Make sure you are registered to vote and follow all of the state Elections Department requirements for in-person or absentee voting, including deadlines for mail-in and/or emergency voting. For in-person voting, polls open at 6 a.m. and close at 7 p.m. If you are in line by 7 p.m. polls will stay open until you can vote. Make sure to bring some proof of ID and check with your local elections office in advance to confirm where your precinct polling station is. For absentee voting, confirm that your application was processed and return your completed ballot in time.

When are mail-in ballots counted?

Mail-in ballots may be kept by registrars within the second sealed envelope in a secure location until Election Day. But registrars also have the option to process them early, opening the second envelope and running the ballot through a voting machine. To do that, they must notify party representatives and elections officers so they can be present to observe. There is no tally of those votes before Election Day.

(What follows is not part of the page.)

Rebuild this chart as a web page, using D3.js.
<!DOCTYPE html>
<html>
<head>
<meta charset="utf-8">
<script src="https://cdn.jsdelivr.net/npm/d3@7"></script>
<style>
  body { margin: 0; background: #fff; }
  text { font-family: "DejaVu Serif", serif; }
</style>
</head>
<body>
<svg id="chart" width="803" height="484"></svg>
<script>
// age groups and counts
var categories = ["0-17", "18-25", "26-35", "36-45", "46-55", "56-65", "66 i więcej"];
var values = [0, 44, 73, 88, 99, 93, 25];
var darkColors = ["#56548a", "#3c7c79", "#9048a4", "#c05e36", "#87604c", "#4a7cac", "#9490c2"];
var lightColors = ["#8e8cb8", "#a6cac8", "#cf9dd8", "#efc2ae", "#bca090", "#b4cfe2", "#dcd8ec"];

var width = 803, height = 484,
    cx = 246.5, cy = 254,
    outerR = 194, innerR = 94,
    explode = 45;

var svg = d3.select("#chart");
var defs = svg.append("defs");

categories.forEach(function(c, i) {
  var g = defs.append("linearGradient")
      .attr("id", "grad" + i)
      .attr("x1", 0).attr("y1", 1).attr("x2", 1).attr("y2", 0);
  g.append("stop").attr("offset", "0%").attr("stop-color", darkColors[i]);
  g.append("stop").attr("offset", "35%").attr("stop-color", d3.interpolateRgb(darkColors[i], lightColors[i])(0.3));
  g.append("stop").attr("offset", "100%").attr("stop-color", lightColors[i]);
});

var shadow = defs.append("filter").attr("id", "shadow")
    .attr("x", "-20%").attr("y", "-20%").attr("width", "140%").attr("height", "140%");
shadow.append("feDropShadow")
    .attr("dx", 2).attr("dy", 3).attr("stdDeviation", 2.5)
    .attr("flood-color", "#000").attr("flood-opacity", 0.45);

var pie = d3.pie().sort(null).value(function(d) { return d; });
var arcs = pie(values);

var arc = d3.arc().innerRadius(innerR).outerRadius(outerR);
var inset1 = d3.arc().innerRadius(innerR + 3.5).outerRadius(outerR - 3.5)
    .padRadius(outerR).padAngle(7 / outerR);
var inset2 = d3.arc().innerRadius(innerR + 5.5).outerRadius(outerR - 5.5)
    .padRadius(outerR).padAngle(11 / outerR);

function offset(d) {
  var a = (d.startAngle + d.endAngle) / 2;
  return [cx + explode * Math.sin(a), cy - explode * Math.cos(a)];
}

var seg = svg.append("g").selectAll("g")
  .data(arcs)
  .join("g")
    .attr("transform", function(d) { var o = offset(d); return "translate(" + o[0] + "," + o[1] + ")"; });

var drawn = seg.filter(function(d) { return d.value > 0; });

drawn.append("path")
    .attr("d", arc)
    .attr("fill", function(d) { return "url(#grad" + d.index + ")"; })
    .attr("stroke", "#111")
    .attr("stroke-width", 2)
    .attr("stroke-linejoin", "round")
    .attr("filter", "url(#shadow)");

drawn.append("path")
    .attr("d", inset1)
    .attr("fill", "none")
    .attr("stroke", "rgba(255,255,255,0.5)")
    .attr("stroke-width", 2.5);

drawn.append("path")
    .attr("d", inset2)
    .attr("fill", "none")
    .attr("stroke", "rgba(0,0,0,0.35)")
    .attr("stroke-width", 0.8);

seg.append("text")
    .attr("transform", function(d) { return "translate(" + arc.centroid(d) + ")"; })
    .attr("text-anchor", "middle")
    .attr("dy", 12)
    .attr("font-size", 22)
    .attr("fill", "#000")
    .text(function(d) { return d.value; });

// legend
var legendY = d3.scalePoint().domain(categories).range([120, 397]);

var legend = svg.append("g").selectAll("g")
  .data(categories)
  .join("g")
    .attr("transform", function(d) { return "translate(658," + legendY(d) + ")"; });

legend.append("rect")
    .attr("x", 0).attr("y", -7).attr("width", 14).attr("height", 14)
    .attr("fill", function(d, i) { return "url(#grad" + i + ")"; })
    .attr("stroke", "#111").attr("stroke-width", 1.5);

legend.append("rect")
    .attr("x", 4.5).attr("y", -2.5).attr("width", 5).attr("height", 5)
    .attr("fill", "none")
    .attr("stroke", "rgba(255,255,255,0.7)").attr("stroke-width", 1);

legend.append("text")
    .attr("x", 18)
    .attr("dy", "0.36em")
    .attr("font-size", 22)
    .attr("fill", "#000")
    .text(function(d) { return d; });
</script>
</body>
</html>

How do I volunteer at a polling station?

State and local election officials are eager to sign up more polling station volunteers and election officers. You can do so through the state Elections Department or through your local elections office. You must be a registered voter in Virginia who doesn’t hold an elected office or work for an elected official. You should be available between 5 a.m. and 9 p.m. on Election Day, with the day broken into shifts.

Election officers and volunteers undergo about three hours of training before working on Election Day, where they will help set up voting equipment, check photo IDs and names, help voters understand how to use the voting machines and tabulate the votes in their precinct when polls close.

Under Virginia law, an employer cannot fire someone who was out on Election Day because they were working at a polling station, or force them to take a sick day. Election officers can be paid a modest stipend, which varies by locality.